We have a family story about an older family member urging the son of the preacher to go forward during an “altar call” his dad was leading because “you dont’ want to your dad to be a failure, do you?” This story is not about me. But the young man developed an aversion to all things church as an adult. Who could blame him?
There is much movie music that I admire. I think the connection between music and images is fascinating and pretty constituent to being alive in the USA right now.
Yesterday Eileen and I went to see the movie, “The Dark Knight Rises.” It’s a weak flick in my opinion, but most movies hit me this way.
But it was mildly entertaining if lacking in even comic book plausibility.
The music was by Hans Zimmer and I think it included high quality synthesized orchestral sounds as well as more abstract sounds.
As I listened to Zimmer utilize the tricks that John Williams “borrowed” from composers I love like Vaughan Williams and Paul Hindemith I pondered Watson’s little phrase.
Music is emotion. But when it becomes the emotional servant of content like “altar calls” and super heroes movies what is going on?

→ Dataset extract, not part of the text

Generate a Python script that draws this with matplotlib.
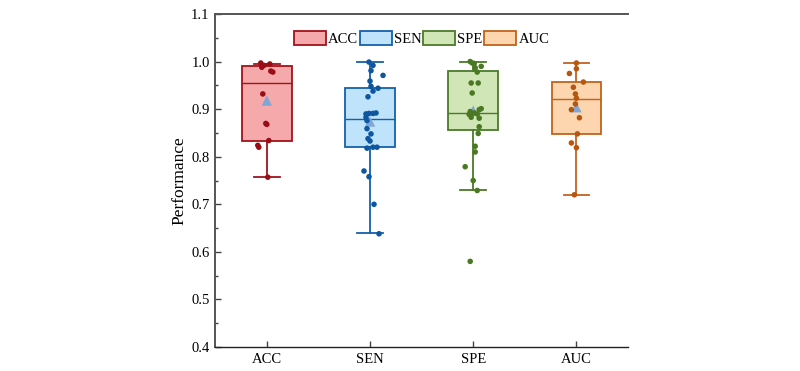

It seems to devalue the musical content especially when the music itself is outlining the emotions sought by the movie makers to evoke in the audience.
I have thought about how music works in church as well. Inevitably it must serve the moment. When it is used in an “altar call” or a similar obviously manipulative moment it is not far from Zimmer’s little tricks.
Zimmer by the way is a fine composer. As usual the music that caught my attention the most was during the credits. It is then that the composer can sort of let loose and do when he/she wants.
But music in church can work with integrity. For one thing there is a long musical history to draw on and utilize in choral anthems, hymns, organ music and other music.
I think of the distinction as helping people pray, not tricking them into feeling something. I have often thought of music as a sort of “frame” for the church service. The main activity is prayer.
Chanting prayer can “heighten” the language, removing it from the everyday experience of speaking and drawing it into mystery.